Despite critical food shortages, North Korea refuses foreign aid; calls it ‘poisoned candy’: Report
According to the report, North Korea urged lawmakers to focus on becoming self-sufficient and compared external aid -- to cope with food shortages -- as taking 'poisoned candy'.

North Korea has reportedly refused foreign aid despite critical food shortages and has likened it to a 'poisoned candy', reported its official newspaper Rodong Simmun.
According to the report, North Korea urged lawmakers to focus on becoming self-sufficient and compared external aid -- to cope with food shortages -- as taking 'poisoned candy'.
Apart from this, the report even noted that foreign aid provided by 'imperialists' is like a 'trap to plunder and subjugate' North Korea and interfere with its internal matter.
North Korea has been suffering from serious food shortages over recent decades and in the wake of the Covid-19 outbreak, its food crisis has deteriorated.

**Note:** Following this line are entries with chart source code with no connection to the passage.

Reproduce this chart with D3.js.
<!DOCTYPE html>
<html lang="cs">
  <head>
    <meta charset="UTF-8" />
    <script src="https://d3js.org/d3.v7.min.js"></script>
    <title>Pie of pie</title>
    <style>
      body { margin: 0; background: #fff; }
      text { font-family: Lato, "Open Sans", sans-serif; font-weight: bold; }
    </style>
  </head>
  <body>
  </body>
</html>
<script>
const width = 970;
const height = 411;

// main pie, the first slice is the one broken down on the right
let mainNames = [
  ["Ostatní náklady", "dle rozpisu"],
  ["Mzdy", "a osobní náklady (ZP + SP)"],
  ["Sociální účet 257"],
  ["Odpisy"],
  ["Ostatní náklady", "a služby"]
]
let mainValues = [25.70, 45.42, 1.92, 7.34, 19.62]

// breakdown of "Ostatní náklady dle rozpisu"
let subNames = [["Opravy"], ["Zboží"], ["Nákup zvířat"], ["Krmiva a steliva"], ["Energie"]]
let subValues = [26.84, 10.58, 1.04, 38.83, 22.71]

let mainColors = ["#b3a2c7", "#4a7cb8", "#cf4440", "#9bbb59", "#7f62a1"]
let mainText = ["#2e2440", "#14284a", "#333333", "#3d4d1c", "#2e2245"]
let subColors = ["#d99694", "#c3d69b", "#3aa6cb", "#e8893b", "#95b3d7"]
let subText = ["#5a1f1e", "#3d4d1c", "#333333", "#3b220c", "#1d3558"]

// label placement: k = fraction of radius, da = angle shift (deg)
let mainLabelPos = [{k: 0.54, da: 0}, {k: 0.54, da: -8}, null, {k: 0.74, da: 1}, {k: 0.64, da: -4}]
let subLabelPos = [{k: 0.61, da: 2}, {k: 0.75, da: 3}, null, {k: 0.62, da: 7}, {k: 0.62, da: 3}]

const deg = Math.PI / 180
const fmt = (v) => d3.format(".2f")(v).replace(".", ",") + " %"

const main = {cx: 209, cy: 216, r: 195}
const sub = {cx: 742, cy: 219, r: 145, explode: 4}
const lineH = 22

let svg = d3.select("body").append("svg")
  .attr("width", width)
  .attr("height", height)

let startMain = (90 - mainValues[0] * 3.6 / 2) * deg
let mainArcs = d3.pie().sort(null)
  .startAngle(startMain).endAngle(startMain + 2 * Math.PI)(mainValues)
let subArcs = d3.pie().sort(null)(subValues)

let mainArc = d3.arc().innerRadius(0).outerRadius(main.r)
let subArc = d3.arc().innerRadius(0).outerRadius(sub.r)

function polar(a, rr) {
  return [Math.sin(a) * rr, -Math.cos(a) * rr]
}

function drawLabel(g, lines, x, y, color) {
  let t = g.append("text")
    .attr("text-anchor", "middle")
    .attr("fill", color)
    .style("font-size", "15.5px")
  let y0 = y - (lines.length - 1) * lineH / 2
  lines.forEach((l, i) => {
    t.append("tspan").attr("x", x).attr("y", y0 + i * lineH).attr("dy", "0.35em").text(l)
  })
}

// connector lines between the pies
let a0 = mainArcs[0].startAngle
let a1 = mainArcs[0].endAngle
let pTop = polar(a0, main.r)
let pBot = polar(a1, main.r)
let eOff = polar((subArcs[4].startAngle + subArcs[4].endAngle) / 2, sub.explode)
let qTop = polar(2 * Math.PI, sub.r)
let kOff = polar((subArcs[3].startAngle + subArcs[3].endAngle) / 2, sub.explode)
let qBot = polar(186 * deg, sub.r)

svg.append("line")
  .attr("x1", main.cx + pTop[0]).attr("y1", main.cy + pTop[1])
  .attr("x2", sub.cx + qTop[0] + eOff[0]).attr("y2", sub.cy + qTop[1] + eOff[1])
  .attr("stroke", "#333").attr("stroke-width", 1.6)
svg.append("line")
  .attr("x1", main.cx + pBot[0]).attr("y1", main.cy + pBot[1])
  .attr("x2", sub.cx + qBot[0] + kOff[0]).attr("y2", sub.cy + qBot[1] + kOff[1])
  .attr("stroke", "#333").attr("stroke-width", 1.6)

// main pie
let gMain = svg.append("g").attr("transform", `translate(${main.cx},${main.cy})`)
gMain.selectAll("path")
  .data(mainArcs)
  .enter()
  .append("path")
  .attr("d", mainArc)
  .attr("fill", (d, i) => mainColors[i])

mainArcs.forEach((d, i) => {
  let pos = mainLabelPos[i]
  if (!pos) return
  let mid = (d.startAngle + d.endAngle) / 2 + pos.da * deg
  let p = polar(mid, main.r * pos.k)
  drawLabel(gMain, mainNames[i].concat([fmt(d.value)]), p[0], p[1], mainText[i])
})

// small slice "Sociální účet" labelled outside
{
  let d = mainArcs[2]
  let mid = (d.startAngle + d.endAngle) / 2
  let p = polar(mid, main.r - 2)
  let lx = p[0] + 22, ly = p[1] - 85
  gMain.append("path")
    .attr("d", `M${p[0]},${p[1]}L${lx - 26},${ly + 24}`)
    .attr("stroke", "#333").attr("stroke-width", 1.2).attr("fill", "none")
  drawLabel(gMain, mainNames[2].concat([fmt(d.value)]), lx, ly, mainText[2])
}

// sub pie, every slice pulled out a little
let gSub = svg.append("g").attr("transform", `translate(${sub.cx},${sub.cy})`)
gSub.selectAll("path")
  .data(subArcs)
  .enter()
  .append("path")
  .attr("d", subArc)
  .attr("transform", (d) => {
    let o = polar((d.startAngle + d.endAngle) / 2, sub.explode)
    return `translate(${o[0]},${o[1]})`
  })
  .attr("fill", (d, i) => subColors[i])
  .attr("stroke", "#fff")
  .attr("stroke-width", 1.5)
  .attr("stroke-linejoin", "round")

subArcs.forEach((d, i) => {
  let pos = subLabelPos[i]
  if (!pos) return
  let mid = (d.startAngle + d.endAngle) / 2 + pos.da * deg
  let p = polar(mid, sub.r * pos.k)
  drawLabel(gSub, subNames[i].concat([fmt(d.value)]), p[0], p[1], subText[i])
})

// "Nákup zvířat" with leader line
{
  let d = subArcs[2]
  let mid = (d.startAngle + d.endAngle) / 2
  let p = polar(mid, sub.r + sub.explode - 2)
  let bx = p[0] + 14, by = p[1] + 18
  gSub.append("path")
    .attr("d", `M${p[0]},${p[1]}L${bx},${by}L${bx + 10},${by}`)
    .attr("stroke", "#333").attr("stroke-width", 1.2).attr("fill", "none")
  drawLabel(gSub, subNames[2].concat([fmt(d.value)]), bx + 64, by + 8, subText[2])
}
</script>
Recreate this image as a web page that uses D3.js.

The Diplomat in 2022 reported that locals in North Korea even witnessed increasing starvation deaths and people -- used to live day-by-day -- were 'dying one after the other'.
Last week, a report by South Korea's Dong-a Ilbo newspaper said Pyongyang has reduced daily food rations to its soldiers. Since 2000, this is the first time that there has been a cut in each soldier’s daily food quota.
Also, Kim Jong Un's vow to 'exponentially increase' North Korea’s arsenal of nuclear weapons has added pressure on North Korean economy.
Among other details, international relief groups and UN agencies have exited North Korea. As per World Food Programme 2022 estimate, 10.7 million people were either 10.7 million people were either undernourished or required humanitarian assistance. In the famines of the 1990s, an estimated 3.5 million died of starvation.